- Problem description:
Scan the records below for the word "with" and give only the number of lines that hold it.

- Exercise materials:
###

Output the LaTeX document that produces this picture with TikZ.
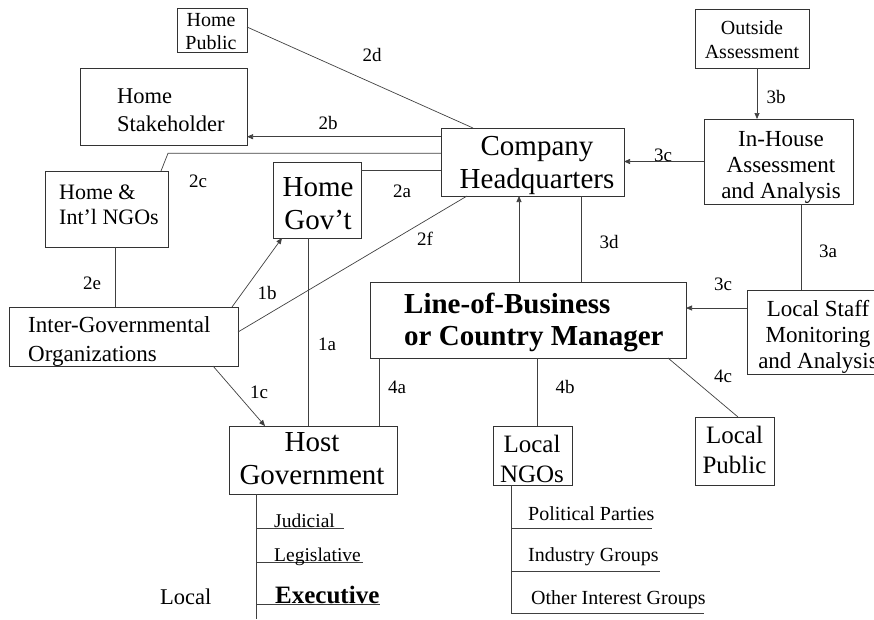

###

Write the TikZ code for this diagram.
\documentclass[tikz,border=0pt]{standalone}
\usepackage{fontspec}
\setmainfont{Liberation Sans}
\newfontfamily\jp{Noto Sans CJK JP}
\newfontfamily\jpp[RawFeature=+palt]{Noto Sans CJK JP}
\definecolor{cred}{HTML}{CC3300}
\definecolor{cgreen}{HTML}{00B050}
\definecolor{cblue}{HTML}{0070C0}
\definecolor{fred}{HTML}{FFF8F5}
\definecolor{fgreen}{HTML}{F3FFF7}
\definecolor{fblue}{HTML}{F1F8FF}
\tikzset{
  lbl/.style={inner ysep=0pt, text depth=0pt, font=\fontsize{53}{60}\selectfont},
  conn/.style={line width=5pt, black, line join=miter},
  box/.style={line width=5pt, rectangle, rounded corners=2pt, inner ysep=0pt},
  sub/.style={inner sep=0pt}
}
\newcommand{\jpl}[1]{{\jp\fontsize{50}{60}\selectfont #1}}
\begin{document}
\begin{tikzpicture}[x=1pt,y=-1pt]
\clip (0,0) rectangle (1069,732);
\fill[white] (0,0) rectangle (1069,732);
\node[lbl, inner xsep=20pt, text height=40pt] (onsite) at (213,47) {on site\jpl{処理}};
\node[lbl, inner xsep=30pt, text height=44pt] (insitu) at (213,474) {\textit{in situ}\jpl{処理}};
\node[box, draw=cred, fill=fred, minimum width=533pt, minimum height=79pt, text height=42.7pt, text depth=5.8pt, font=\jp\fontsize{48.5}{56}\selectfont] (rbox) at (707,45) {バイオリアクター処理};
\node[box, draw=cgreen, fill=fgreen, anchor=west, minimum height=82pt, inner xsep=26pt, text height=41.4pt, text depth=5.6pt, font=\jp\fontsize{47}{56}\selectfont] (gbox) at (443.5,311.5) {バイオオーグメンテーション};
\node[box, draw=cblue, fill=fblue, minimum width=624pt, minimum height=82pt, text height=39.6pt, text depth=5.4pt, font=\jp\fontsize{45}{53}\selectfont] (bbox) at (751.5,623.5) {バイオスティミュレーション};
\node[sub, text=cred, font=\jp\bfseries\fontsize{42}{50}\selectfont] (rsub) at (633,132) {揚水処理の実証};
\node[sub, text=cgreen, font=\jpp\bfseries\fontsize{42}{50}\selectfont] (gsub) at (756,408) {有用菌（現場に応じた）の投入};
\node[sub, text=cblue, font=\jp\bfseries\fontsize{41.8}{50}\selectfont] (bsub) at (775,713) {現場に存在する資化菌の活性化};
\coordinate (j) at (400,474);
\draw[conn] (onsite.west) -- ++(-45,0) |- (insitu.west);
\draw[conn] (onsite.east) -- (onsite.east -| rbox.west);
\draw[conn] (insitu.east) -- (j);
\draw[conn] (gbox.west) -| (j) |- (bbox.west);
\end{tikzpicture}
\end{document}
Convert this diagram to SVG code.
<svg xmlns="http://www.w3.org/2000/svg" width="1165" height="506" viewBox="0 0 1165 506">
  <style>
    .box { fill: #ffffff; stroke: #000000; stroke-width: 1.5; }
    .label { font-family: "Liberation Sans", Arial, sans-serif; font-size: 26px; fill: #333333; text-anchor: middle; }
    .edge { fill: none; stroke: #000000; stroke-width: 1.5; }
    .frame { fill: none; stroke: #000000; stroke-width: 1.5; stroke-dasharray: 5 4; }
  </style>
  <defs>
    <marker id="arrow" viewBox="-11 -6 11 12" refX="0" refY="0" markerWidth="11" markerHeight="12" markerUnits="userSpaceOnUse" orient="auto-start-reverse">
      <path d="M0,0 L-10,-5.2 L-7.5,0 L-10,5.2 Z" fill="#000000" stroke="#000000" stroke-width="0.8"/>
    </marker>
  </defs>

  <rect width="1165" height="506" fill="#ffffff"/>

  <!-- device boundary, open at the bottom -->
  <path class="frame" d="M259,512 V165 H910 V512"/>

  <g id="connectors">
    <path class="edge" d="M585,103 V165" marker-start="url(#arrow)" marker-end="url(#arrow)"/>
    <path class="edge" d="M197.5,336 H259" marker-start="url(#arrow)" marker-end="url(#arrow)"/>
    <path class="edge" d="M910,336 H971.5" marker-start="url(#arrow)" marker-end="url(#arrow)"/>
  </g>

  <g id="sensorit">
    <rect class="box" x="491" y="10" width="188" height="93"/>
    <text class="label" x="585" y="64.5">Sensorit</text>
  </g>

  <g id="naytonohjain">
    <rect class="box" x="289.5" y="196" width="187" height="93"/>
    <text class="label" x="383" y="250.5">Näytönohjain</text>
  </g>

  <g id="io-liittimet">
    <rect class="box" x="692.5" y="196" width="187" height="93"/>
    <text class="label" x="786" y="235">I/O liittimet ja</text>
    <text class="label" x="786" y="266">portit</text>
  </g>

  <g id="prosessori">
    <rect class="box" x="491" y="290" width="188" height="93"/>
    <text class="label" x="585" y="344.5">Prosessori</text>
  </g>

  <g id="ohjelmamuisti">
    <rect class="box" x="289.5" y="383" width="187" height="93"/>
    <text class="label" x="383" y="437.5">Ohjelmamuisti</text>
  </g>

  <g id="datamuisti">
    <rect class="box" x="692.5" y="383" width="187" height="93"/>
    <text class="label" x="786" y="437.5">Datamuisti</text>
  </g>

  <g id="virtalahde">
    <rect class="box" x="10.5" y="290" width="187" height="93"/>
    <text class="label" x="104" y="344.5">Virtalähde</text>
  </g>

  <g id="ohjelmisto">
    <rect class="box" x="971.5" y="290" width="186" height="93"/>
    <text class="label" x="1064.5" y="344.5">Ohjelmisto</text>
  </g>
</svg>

###

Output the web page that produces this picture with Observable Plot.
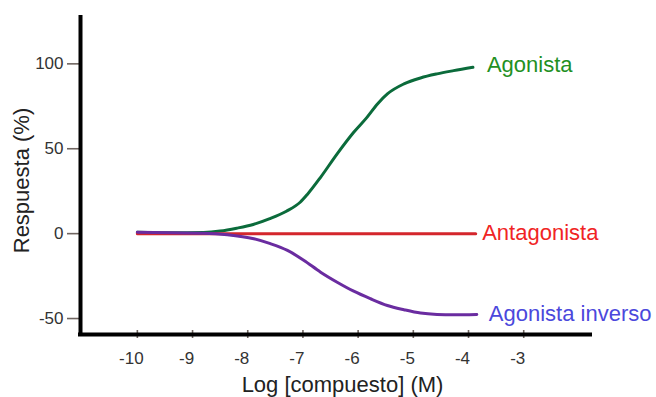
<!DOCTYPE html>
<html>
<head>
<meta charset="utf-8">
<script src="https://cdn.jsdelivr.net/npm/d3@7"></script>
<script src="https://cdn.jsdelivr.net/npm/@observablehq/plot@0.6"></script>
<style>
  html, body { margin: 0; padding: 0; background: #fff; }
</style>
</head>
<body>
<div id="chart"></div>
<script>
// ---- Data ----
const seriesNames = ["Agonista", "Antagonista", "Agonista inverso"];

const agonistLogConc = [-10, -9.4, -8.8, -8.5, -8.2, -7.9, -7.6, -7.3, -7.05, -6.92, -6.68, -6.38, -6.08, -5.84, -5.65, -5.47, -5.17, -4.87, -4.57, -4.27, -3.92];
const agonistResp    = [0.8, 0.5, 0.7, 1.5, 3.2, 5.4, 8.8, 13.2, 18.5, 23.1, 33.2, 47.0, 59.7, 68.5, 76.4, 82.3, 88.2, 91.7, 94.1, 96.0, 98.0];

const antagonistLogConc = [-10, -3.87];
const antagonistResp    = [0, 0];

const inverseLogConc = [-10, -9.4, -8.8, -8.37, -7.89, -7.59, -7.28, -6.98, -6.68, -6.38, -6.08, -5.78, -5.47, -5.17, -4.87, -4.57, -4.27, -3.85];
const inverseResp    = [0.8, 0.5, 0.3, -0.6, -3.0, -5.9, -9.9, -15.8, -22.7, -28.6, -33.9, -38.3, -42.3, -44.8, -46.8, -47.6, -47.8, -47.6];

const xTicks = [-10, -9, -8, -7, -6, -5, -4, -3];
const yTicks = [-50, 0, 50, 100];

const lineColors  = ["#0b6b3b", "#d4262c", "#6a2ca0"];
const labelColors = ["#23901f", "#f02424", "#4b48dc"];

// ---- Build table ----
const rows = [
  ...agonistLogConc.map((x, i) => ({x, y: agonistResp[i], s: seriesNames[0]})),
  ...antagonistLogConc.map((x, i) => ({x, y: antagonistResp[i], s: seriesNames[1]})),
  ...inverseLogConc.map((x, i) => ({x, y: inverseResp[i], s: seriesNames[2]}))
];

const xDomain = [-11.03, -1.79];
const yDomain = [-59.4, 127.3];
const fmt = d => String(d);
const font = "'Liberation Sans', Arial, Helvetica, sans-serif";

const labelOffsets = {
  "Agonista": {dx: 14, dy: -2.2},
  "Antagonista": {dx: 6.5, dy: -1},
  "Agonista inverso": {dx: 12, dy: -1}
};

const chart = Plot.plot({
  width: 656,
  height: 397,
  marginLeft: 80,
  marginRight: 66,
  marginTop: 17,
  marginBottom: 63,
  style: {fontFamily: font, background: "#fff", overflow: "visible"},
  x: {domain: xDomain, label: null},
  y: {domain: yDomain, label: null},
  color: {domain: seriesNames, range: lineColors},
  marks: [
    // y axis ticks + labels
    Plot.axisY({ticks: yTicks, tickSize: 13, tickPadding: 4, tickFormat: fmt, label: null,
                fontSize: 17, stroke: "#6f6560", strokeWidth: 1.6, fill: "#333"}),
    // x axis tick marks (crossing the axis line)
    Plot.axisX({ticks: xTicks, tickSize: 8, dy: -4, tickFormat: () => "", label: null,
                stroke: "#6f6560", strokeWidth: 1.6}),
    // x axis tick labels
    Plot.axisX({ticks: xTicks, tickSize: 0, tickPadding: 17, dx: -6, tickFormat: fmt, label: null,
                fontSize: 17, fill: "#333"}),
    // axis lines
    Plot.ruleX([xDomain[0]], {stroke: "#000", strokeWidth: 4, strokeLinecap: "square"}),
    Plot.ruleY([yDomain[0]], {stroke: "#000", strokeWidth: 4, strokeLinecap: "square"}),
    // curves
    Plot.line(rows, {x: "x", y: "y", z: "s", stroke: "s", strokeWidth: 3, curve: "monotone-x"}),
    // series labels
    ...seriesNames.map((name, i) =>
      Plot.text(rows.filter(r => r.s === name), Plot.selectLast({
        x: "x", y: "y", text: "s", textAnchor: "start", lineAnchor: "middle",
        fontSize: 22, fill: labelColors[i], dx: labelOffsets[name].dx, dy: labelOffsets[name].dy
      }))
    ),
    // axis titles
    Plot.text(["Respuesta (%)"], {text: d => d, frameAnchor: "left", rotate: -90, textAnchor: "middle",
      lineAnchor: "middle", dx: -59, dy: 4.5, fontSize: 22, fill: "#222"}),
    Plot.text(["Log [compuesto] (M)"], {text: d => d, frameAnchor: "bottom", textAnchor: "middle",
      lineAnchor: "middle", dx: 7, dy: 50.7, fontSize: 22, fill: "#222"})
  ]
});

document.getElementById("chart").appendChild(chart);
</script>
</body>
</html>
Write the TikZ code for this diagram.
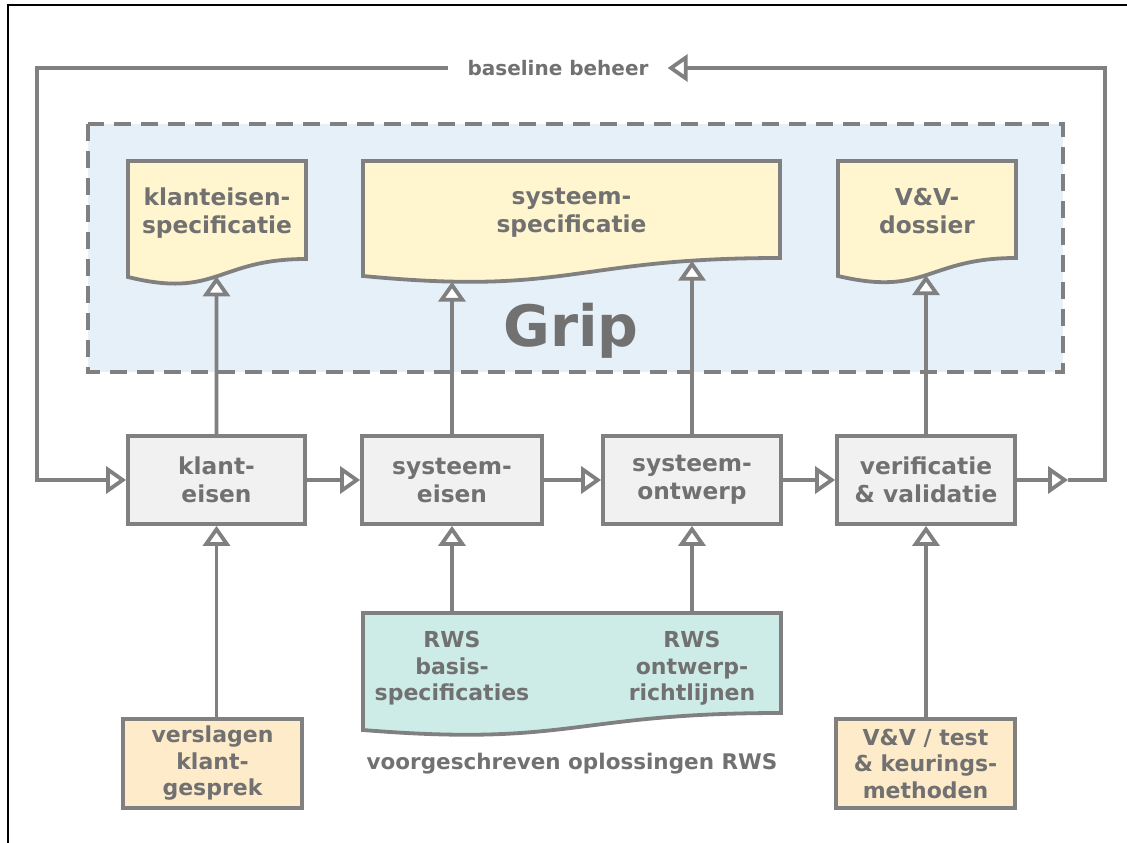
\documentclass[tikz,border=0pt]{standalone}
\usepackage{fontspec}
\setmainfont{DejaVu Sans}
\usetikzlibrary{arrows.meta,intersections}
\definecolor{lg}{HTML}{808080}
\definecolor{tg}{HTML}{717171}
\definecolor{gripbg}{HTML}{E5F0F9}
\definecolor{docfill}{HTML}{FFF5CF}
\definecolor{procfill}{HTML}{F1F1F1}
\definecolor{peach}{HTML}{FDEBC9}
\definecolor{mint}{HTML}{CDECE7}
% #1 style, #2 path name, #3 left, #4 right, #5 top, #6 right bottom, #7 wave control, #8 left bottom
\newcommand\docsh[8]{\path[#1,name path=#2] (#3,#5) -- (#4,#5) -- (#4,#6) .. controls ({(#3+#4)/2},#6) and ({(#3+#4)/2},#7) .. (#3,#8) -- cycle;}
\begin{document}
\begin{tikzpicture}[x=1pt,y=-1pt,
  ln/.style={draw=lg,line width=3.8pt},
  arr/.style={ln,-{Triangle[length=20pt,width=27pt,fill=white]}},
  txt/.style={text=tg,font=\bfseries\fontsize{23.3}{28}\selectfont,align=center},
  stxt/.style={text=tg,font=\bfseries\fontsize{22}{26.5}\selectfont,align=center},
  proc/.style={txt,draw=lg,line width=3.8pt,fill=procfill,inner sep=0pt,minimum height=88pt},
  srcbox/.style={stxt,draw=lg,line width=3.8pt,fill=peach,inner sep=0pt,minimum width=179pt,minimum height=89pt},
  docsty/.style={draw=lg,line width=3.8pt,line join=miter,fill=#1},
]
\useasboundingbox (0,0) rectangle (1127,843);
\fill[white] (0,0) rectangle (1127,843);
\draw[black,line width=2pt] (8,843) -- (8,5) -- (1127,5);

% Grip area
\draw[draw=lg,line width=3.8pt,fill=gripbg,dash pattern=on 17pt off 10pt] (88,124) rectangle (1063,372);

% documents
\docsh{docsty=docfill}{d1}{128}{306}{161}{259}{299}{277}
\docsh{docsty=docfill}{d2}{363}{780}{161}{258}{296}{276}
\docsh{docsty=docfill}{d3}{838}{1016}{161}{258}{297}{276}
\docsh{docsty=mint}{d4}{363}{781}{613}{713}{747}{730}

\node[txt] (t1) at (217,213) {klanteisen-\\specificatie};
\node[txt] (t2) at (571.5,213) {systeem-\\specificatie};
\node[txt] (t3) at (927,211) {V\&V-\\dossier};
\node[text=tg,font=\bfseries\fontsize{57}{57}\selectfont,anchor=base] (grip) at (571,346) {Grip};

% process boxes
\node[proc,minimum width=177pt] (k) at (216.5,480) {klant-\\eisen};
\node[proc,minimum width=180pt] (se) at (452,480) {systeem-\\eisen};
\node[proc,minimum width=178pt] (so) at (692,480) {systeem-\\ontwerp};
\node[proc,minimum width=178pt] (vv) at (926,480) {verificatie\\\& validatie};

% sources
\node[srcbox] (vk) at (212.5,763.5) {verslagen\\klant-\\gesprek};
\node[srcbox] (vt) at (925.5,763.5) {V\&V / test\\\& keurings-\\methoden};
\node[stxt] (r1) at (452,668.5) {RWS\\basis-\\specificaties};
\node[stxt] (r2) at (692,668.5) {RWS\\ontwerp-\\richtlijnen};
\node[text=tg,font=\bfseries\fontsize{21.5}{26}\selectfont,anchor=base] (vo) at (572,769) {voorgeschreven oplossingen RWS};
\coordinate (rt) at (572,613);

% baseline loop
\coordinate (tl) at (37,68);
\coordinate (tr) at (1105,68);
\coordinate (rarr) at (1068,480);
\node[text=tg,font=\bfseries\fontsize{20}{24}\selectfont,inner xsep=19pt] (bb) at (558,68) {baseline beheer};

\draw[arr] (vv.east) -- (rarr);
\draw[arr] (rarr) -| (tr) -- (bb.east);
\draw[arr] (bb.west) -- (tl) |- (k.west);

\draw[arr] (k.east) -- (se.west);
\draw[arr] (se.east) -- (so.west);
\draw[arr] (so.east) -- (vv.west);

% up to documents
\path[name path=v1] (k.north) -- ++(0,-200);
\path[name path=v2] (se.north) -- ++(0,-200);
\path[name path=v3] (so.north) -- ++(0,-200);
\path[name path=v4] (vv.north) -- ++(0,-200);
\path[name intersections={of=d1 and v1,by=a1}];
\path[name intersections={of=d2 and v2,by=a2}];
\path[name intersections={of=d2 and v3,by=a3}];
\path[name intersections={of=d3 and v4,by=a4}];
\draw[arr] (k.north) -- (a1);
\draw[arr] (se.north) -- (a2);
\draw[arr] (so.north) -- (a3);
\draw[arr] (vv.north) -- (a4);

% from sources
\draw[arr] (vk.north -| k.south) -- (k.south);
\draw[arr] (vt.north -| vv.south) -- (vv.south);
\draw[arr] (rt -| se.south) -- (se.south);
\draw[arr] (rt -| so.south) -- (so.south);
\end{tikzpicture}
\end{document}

###

- Full solution:
2